The years ahead will be fascinating. Whatever you make of the ethics of Venter’s signing, he clearly has enormous potential. If Cockerill and Edinburgh think him better than what they have on their doorstep, then power to him.

In lockdown on his father’s farm, he trains and studies as hard as ever. He thinks often of Hein, Christian and Aldin, and the budding family he lost that day on the dry asphalt of the N4. He lusts to forge a career in the game not only for his own joy, but to honour their memory.

“Whether you’re religious or not, it’s pretty crazy how my part of the family was saved. Maybe there’s something I still have to do with my life,” he says.
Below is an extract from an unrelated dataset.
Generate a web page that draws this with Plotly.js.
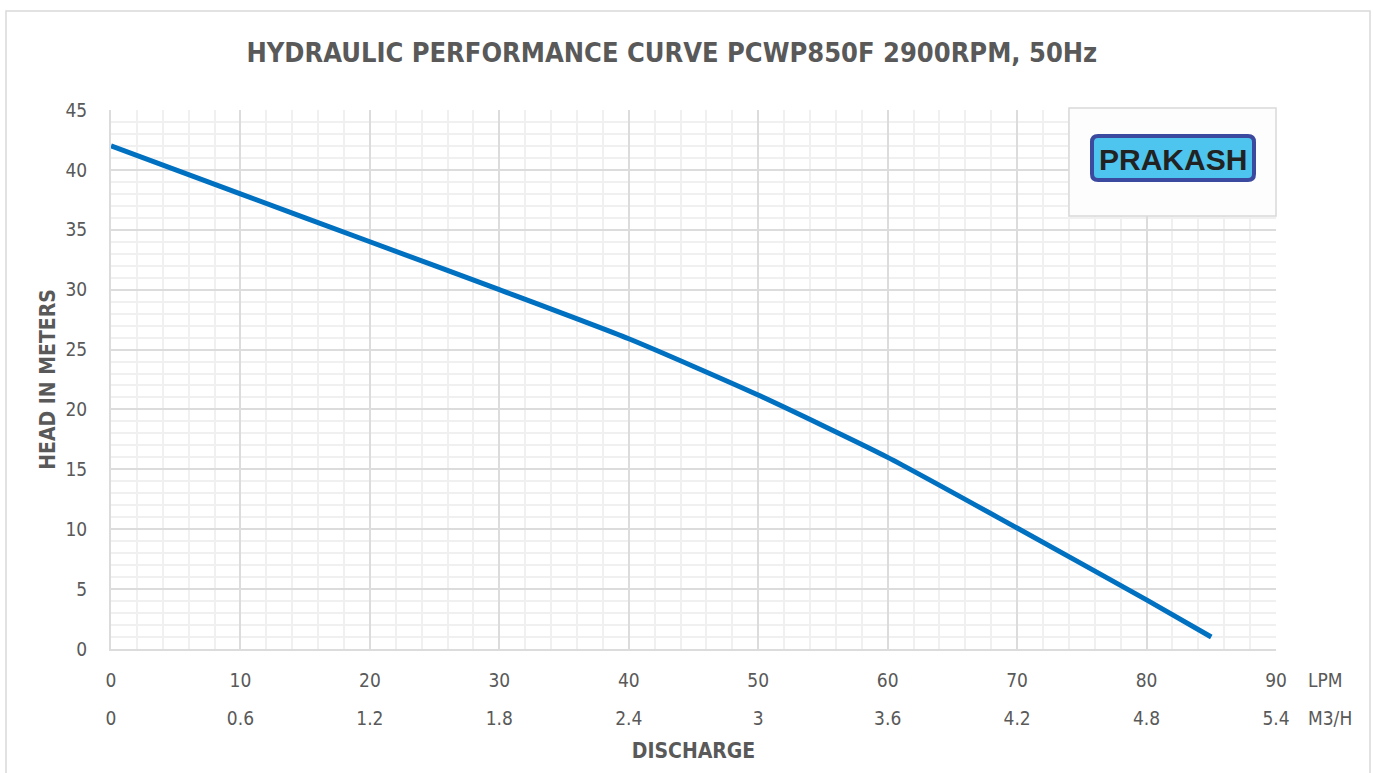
<!DOCTYPE html>
<html>
<head>
<meta charset="utf-8">
<script src="https://cdn.plot.ly/plotly-3.0.1.min.js"></script>
<style>
  html, body { margin: 0; padding: 0; background: #ffffff; }
  #chart { width: 1373px; height: 773px; }
</style>
</head>
<body>
<div id="chart"></div>
<script>
// ---- Data ----
const dischargeLPM = [0, 10, 20, 30, 40, 50, 60, 70, 80, 85];
const headMeters   = [42, 38, 34, 30, 25.9, 21.2, 16, 10.1, 4.1, 1];

const lpmTickVals  = [0, 10, 20, 30, 40, 50, 60, 70, 80, 90];
const lpmTickText  = ["0", "10", "20", "30", "40", "50", "60", "70", "80", "90"];
const m3hTickVals  = [0, 0.6, 1.2, 1.8, 2.4, 3, 3.6, 4.2, 4.8, 5.4];
const m3hTickText  = ["0", "0.6", "1.2", "1.8", "2.4", "3", "3.6", "4.2", "4.8", "5.4"];
const headTickVals = [0, 5, 10, 15, 20, 25, 30, 35, 40, 45];

const titleText  = "HYDRAULIC PERFORMANCE CURVE PCWP850F 2900RPM, 50Hz";
const xTitleText = "DISCHARGE";
const yTitleText = "HEAD IN METERS";
const unitTop    = "LPM";
const unitBottom = "M3/H";
const logoText   = "PRAKASH";

// ---- Styling ----
const FONT = "'DejaVu Sans Condensed', 'Liberation Sans Narrow', 'Roboto', sans-serif";
const TXT = "#595959";
const MAJOR = "#dcdcdc";
const MINOR = "#f0f0f0";

// pixel -> paper helpers for layout decoration (plot area 111..1276 x, 110..649 y)
const L = 111, R = 1276, T = 110, B = 649;
const px = v => (v - L) / (R - L);
const py = v => (B - v) / (B - T);

function roundRectPath(x0, y0, x1, y1, r) {
  const rx = r / (R - L), ry = r / (B - T);
  const X0 = px(x0), X1 = px(x1), Y0 = py(y1), Y1 = py(y0);
  return `M ${X0 + rx},${Y0} L ${X1 - rx},${Y0} Q ${X1},${Y0} ${X1},${Y0 + ry} ` +
         `L ${X1},${Y1 - ry} Q ${X1},${Y1} ${X1 - rx},${Y1} L ${X0 + rx},${Y1} ` +
         `Q ${X0},${Y1} ${X0},${Y1 - ry} L ${X0},${Y0 + ry} Q ${X0},${Y0} ${X0 + rx},${Y0} Z`;
}

const traces = [
  {
    x: dischargeLPM,
    y: headMeters,
    type: "scatter",
    mode: "lines",
    line: { color: "#0070C0", width: 5, shape: "spline", smoothing: 0.6 },
    showlegend: false,
    hoverinfo: "x+y"
  },
  // carrier for the secondary (M3/H) discharge axis, not visible
  {
    x: m3hTickVals,
    y: m3hTickVals.map(() => null),
    xaxis: "x2",
    yaxis: "y",
    type: "scatter",
    mode: "lines",
    showlegend: false,
    hoverinfo: "skip"
  }
];

const layout = {
  width: 1373,
  height: 773,
  paper_bgcolor: "#ffffff",
  plot_bgcolor: "#ffffff",
  margin: { l: L, r: 1373 - R, t: T, b: 773 - B, pad: 0 },
  font: { family: FONT, color: TXT, size: 19 },
  title: {
    text: titleText,
    x: 661 / 1373, xanchor: "center", xref: "paper",
    y: 1 - 53 / 773, yanchor: "middle", yref: "container",
    font: { family: FONT, size: 27, color: TXT, weight: "bold" }
  },
  xaxis: {
    range: [0, 90],
    tickvals: lpmTickVals,
    ticktext: lpmTickText,
    ticks: "",
    ticklabelstandoff: 13,
    showgrid: true, gridcolor: MAJOR, gridwidth: 2,
    minor: { dtick: 2, showgrid: true, gridcolor: MINOR, gridwidth: 2 },
    showline: true, linecolor: MAJOR, linewidth: 2, mirror: false,
    zeroline: false,
    fixedrange: true,
    tickfont: { family: FONT, size: 19, color: TXT }
  },
  xaxis2: {
    overlaying: "x",
    anchor: "y",
    side: "bottom",
    range: [0, 5.4],
    tickvals: m3hTickVals,
    ticktext: m3hTickText,
    ticks: "",
    ticklabelstandoff: 56,
    showgrid: false, showline: false, zeroline: false,
    fixedrange: true,
    tickfont: { family: FONT, size: 19, color: TXT },
    title: { text: xTitleText, standoff: 15, font: { family: FONT, size: 21, color: TXT, weight: "bold" } }
  },
  yaxis: {
    range: [0, 45],
    tickvals: headTickVals,
    ticks: "",
    ticklabelstandoff: 18,
    showgrid: true, gridcolor: MAJOR, gridwidth: 2,
    minor: { dtick: 1, showgrid: true, gridcolor: MINOR, gridwidth: 2 },
    showline: true, linecolor: MAJOR, linewidth: 2,
    zeroline: false,
    fixedrange: true,
    tickfont: { family: FONT, size: 19, color: TXT },
    title: { text: yTitleText, standoff: 4, font: { family: FONT, size: 21, color: TXT, weight: "bold" } }
  },
  shapes: [
    // outer chart frame
    { type: "rect", xref: "paper", yref: "paper",
      x0: px(6), x1: px(1370), y0: py(780), y1: py(11),
      line: { color: "#d9d9d9", width: 1.5 }, fillcolor: "rgba(0,0,0,0)", layer: "below" },
    // logo box
    { type: "rect", xref: "paper", yref: "paper",
      x0: px(1069), x1: px(1276), y0: py(216), y1: py(108),
      line: { color: "#d9d9d9", width: 1.5 }, fillcolor: "#fdfdfd", layer: "above" },
    // logo badge
    { type: "path", xref: "paper", yref: "paper",
      path: roundRectPath(1092, 136, 1254, 180, 6),
      line: { color: "#3b4a9e", width: 4 }, fillcolor: "#4ec5ef", layer: "above" }
  ],
  annotations: [
    { text: unitTop, xref: "paper", yref: "paper", x: px(1306), y: py(680),
      xanchor: "left", yanchor: "middle", showarrow: false,
      font: { family: FONT, size: 19, color: TXT } },
    { text: unitBottom, xref: "paper", yref: "paper", x: px(1306), y: py(718),
      xanchor: "left", yanchor: "middle", showarrow: false,
      font: { family: FONT, size: 19, color: TXT } },
    { text: logoText, xref: "paper", yref: "paper", x: px(1173), y: py(159),
      xanchor: "center", yanchor: "middle", showarrow: false,
      font: { family: "'Liberation Sans', 'DejaVu Sans', sans-serif", size: 30, color: "#222222", weight: "bold" } }
  ]
};

Plotly.newPlot("chart", traces, layout, { displayModeBar: false, staticPlot: true });
</script>
</body>
</html>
“One of my big motivations is fulfilling my career for them, playing for them. My stepbrother Christian was one of the top golfers in South Africa for his age group, and if he only knew I was coming to Scotland, he’d be loving it – loving it.

“I have this chance now and I must get on with my life.”

The torment is over now, the wreckage and the suffering and the crutches are gone. But they remain an indelible memory and a compelling fuel as the promised land of professional rugby looms large.